Frenchman and finalist of the television series Bake Off: Crème-de-la-Crème, Laurian Veaudour has created Cocorico Patisserie, a little slice of Paris right in the middle of suburban Whitchurch Road. Chic glass cabinets run the length of this white, modern and minimalist café; within, treats like salted caramel tarte au chocolat topped with glistening ganache are not to be missed. Brunch is also a must here: think smoked haddock bubble & squeak with wilted kale and mustard cream, or merguez sausage hash, avocado, onion and poached egg.
Kings Road Yard
Head down this gated alleyway on a residential street in Pontcanna to discover independent businesses worth writing home about: Alex Gooch, an artisan bakery famed for its organic sourdough bread; Lazy Leek, a vegan street food shack serving up huge plant-based burgers with interesting toppings and Lufkin Coffee, a small-batch coffee roastery and minimalist cafe.
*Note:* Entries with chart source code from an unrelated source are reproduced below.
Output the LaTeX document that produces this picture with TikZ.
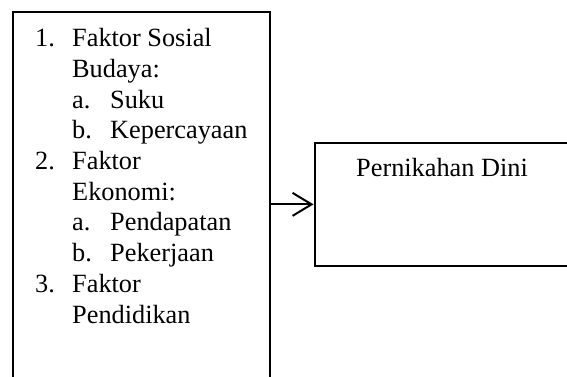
\documentclass[tikz,border=0pt]{standalone}
\usepackage{fontspec}
\setmainfont{Liberation Serif}
\usetikzlibrary{arrows.meta}
\begin{document}
\begin{tikzpicture}[x=1pt,y=-1pt,
  box/.style={draw,line width=2pt,rectangle,inner sep=0pt,anchor=north west},
  txt/.style={anchor=base west,inner sep=0pt,font=\fontsize{26.3}{30.7}\selectfont},
  conn/.style={line width=2pt,-{Straight Barb[length=19pt,width=23pt,line width=2pt]}}]
\useasboundingbox (0,0) rectangle (567,376);
\clip (0,0) rectangle (567,376);
\node[box,minimum width=257pt,minimum height=390pt] (factors) at (12,11) {};
\node[box,minimum width=280pt,minimum height=123.3pt] (outcome) at (313.5,141.7) {};
\node[txt] (n1) at (35,46.7) {1.};
\node[txt] (t1) at (72,46.7) {Faktor Sosial};
\node[txt] (t1b) at (72,77.4) {Budaya:};
\node[txt] (a1) at (72,108.1) {a.};
\node[txt] (s1a) at (110,108.1) {Suku};
\node[txt] (b1) at (72,138.8) {b.};
\node[txt] (s1b) at (110,138.8) {Kepercayaan};
\node[txt] (n2) at (35,169.5) {2.};
\node[txt] (t2) at (72,169.5) {Faktor};
\node[txt] (t2b) at (72,200.2) {Ekonomi:};
\node[txt] (a2) at (72,230.9) {a.};
\node[txt] (s2a) at (110,230.9) {Pendapatan};
\node[txt] (b2) at (72,261.6) {b.};
\node[txt] (s2b) at (110,261.6) {Pekerjaan};
\node[txt] (n3) at (35,292.3) {3.};
\node[txt] (t3) at (72,292.3) {Faktor};
\node[txt] (t3b) at (72,323) {Pendidikan};
\node[txt] (lbl) at (356,176) {Pernikahan Dini};
\draw[conn] (outcome.west -| factors.east) -- (outcome.west);
\end{tikzpicture}
\end{document}
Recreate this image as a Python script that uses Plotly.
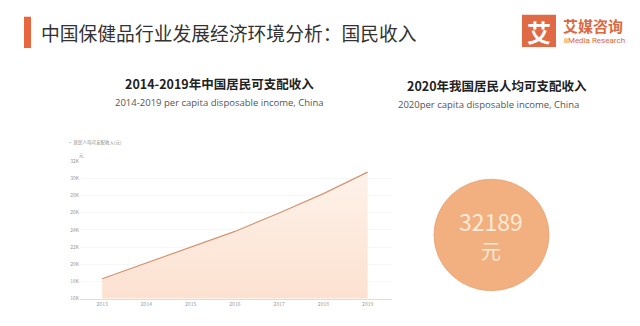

Every Saturday morning, the alleyway also transforms into a farmers’ market (packed to the gills with local produce.
The DIRT Supper Club
When the Good-Food-Guide-recommended Arbennig restaurant shut after five successful years, many wondered what would become of talented head chef and owner, John Cook. Turns out, he’d discovered a passion for vegetarian food, and decided to indulge it with a monthly ‘DIRT’ supper club which pops up at venues up and down the country. Keep an eye on @DIRTpopup on Twitter to find out where he’ll be next.
More than 150 local and international cheeses are on offer at the Madame Fromage deli and restaurant, spread across two opposite units in Castle Arcade. The Friday night cheese and wine tastings sell out on a weekly basis; full, happy diners spill out into the picturesque arcade at closing time, clutching armfuls of cheeses they’ve failed to resist from the deli counter.
Gin and Juice
The shelves in Gin and Juice, a cosy drinking den, groan under of gins. Situated at the entrance to Castle Arcade, the location attracts a varied crowd and is perfect for a spot of people-watching. Alternatively, head to the dimly-lit snug at the back for an ambience which begs for whispered conspiracy and shared secrets.